Nonetheless, much as the government is obligated to guarantee efficient running of public goods for improved accessibility by users, the conglomerations of industries and corporate entities located within industrial hubs could make interventions through pulling of resources en bloc to absolutely reshape these roads; although the fact still remains that the buck stops with the government. The government then could redeem these companies through, perhaps, import exemptions, tax waivers, concessionary rates, rescheduling of import duty payments, etc. to support them recoup their investments. Apparently, such pro-active healthy arrangements could result in a win-win situation for both government and these enterprises.


It is significant to note that the derelict and abysmal poor nature of these roads has a lot of socio- economic ramifications. The heavy vehicular movement that characterizes industrial zones is a conspicuous manifestation that in the event of accident, human fatalities as well as total destruction of stowage in transit could not be ruled out. Distribution and supply of manufactured products could undeniably be affected as most of the goods may extremely be compromised, predominantly if the items are overly fragile.
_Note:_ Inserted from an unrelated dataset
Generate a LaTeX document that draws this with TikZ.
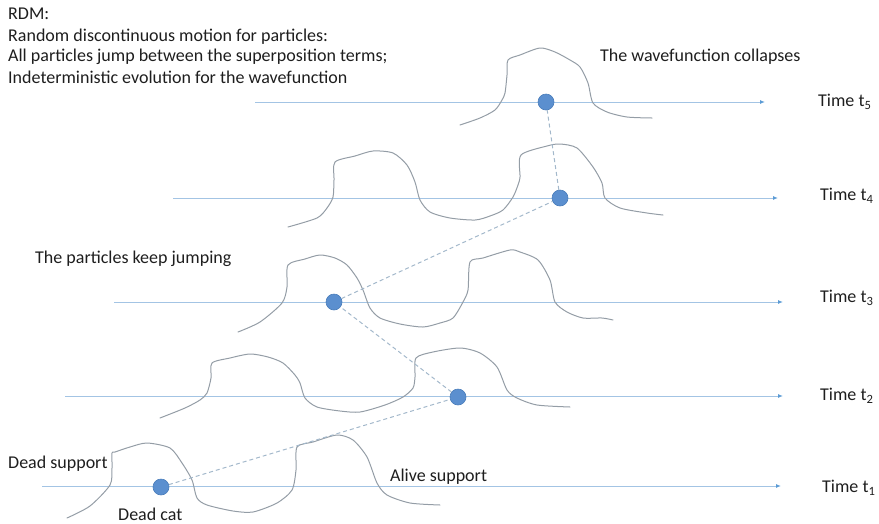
\documentclass[tikz,border=0pt]{standalone}
\usepackage{fontspec}
\setmainfont{Carlito}
\usetikzlibrary{arrows.meta}
\definecolor{axiscol}{HTML}{A3C4E4}
\definecolor{tipcol}{HTML}{5B9BD5}
\definecolor{dotcol}{HTML}{5B8FCF}
\definecolor{dotedge}{HTML}{4A7DBA}
\definecolor{wavecol}{HTML}{949DA6}
\definecolor{jumpcol}{HTML}{A3B8CB}
\definecolor{txtcol}{HTML}{1E1E1E}
\tikzset{
  axisline/.style={draw=axiscol, line width=1pt, -{Latex[length=5pt,width=4pt,color=tipcol]}},
  particle/.style={circle, fill=dotcol, draw=dotedge, line width=0.6pt, minimum size=16pt, inner sep=0pt},
  wave/.style={draw=wavecol, line width=1pt, line join=round, line cap=round},
  jump/.style={draw=jumpcol, line width=1pt, dash pattern=on 4pt off 3pt},
  lbl/.style={anchor=west, inner sep=0pt, text=txtcol, font=\fontsize{18}{21}\selectfont},
}
\begin{document}
\begin{tikzpicture}[x=1pt,y=-1pt]
\useasboundingbox (0,0) rectangle (879,523);

% texts
\node[lbl] (rdm) at (8,14) {RDM:};
\node[lbl] (rdm2) at (8,37) {Random discontinuous motion for particles:};
\node[lbl] (rdm3) at (8,57) {All particles jump between the superposition terms;};
\node[lbl] (rdm4) at (8,77) {Indeterministic evolution for the wavefunction};
\node[lbl] (collapse) at (600,57) {The wavefunction collapses};
\node[lbl] (keep) at (35,259) {The particles keep jumping};
\node[lbl] (dead) at (8,464) {Dead support};
\node[lbl] (deadcat) at (118,514) {Dead cat};
\node[lbl] (alive) at (390,477) {Alive support};

% time labels
\node[lbl] (t5) at (818,102) {Time t\textsubscript{5}};
\node[lbl] (t4) at (820,196) {Time t\textsubscript{4}};
\node[lbl] (t3) at (820,298) {Time t\textsubscript{3}};
\node[lbl] (t2) at (820,396) {Time t\textsubscript{2}};
\node[lbl] (t1) at (822,488) {Time t\textsubscript{1}};

% axes
\coordinate (a5s) at (255,102); \coordinate (a5e) at (765,102);
\coordinate (a4s) at (173,198); \coordinate (a4e) at (778,198);
\coordinate (a3s) at (114,302); \coordinate (a3e) at (783,302);
\coordinate (a2s) at (65,396);  \coordinate (a2e) at (783,396);
\coordinate (a1s) at (42,486);  \coordinate (a1e) at (781,486);
\draw[axisline] (a5s) -- (a5e);
\draw[axisline] (a4s) -- (a4e);
\draw[axisline] (a3s) -- (a3e);
\draw[axisline] (a2s) -- (a2e);
\draw[axisline] (a1s) -- (a1e);

% waves
\draw[wave] plot[smooth, tension=0.45] coordinates {(67,518) (90,506) (110,485) (112,468) (112,453) (115,452) (130,447) (147,443) (170,448) (182,463) (192,480) (197,498) (207,505) (233,511) (253,512) (277,503) (292,490) (296,470) (297,447) (313,442) (337,435) (353,440) (367,457) (377,483) (387,495) (410,503) (440,505)};
\draw[wave] plot[smooth, tension=0.45] coordinates {(160,418) (185,408) (200,400) (207,393) (211,378) (212,363) (230,358) (250,354) (268,357) (283,363) (295,375) (300,383) (305,398) (317,407) (340,411) (360,412) (385,405) (403,397) (413,388) (415,377) (416,358) (433,352) (460,348) (480,353) (497,367) (507,390) (517,398) (537,405) (570,407)};
\draw[wave] plot[smooth, tension=0.45] coordinates {(238,332) (260,322) (282,303) (287,287) (288,265) (305,259) (320,255) (335,258) (347,265) (357,278) (363,290) (370,308) (380,318) (400,324) (423,327) (440,323) (453,318) (463,302) (468,290) (470,262) (483,258) (510,250) (520,252) (538,260) (550,280) (555,302) (567,312) (583,318) (602,318) (613,320)};
\draw[wave] plot[smooth, tension=0.45] coordinates {(288,227) (317,218) (327,208) (333,197) (334,180) (335,162) (355,156) (373,151) (393,153) (407,165) (415,182) (420,200) (430,212) (450,218) (475,220) (490,216) (503,210) (513,197) (518,185) (520,177) (521,155) (547,146) (560,144) (577,148) (593,167) (602,183) (605,198) (620,208) (647,213) (663,215)};
\draw[wave] plot[smooth, tension=0.45] coordinates {(460,125) (480,118) (495,110) (502,100) (505,93) (507,75) (508,60) (520,55) (540,48) (555,52) (570,60) (580,67) (588,83) (593,103) (607,112) (627,117) (652,118)};

% particles
\node[particle] (p5) at (546,102) {};
\node[particle] (p4) at (560,198) {};
\node[particle] (p3) at (334,302) {};
\node[particle] (p2) at (458,397) {};
\node[particle] (p1) at (161,487) {};

% jumps
\draw[jump] (p1) -- (p2);
\draw[jump] (p2) -- (p3);
\draw[jump] (p3) -- (p4);
\draw[jump] (p4) -- (p5);
\end{tikzpicture}
\end{document}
Obviously, sensitive components of merchandise loaded on trucks for deliveries could be broken or equally disengage. As a result, the problem of Reverse logistics then sets in, which in such circumstances becomes a disincentive to business development. Besides, the much applauded conceptualization of JIT which basically ensures prompt delivery of logistics to the consignee and ultimately the consumer, appropriate, would definitely be defeated.

Consequently, much as the government continues to work assiduously to attract FDI into the country, its efforts can be a mirage if the states of these road networks are not re-engineered to be brought to tolerable international standards. Obviously, FDI could elude the country because one of the salient parameters to attract high profile investment into our sovereignty is better road accessibility.
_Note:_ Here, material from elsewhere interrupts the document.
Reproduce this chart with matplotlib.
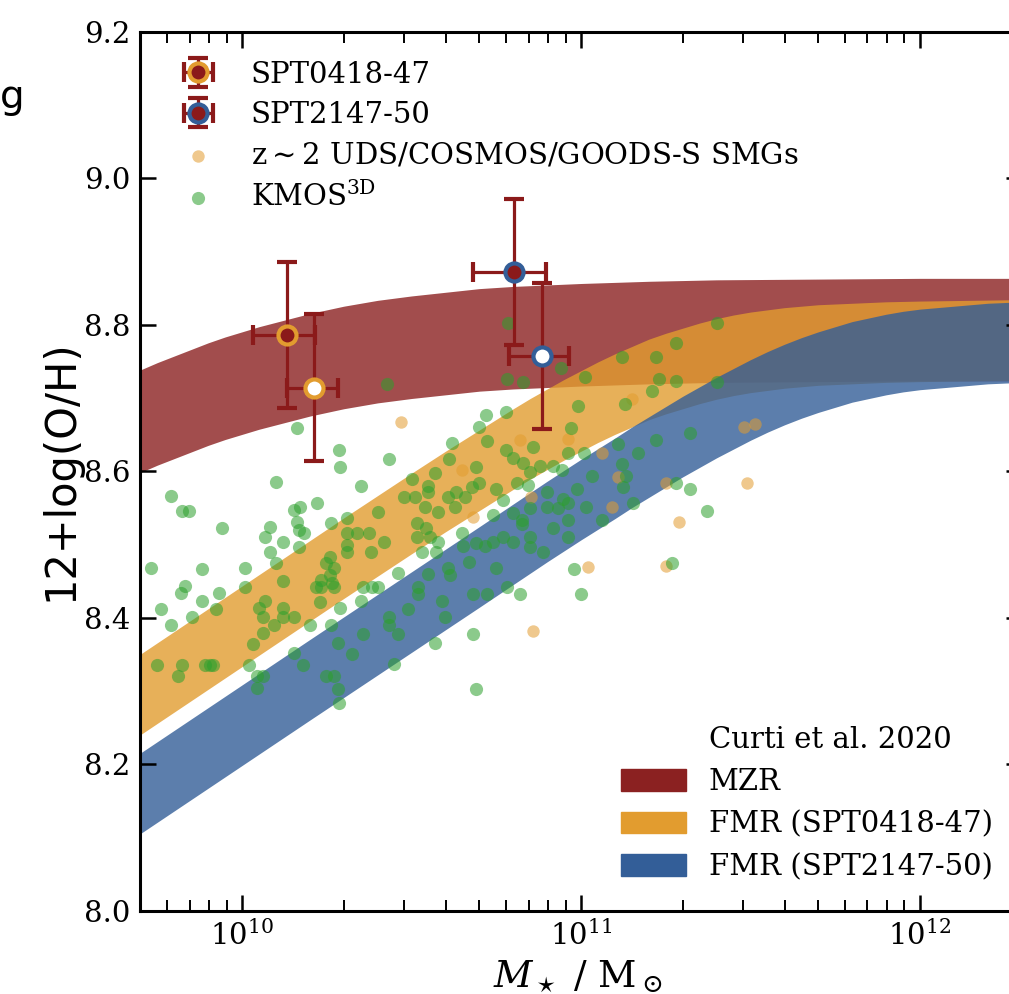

It is incontrovertible fact that, in Ghana, every socio-politico economic activity is fuelled by better road system. There is no doubt that Roads are paramount in expediting the flow of holistic supply chain. Roads are the requisite connection between manufacturing hubs, the competitive markets and ultimate consumers; for that matter, there is no doubt that the prudent transformation of any nation is highly dependent on elaborate road network.
Ultimately, in my conviction, the propensity for the country to continue to wallow in severe privation and deprivation in this 21st century could not be discounted if sufficient funds and optimal policy direction is not directed towards resourcing the ailing transport sector.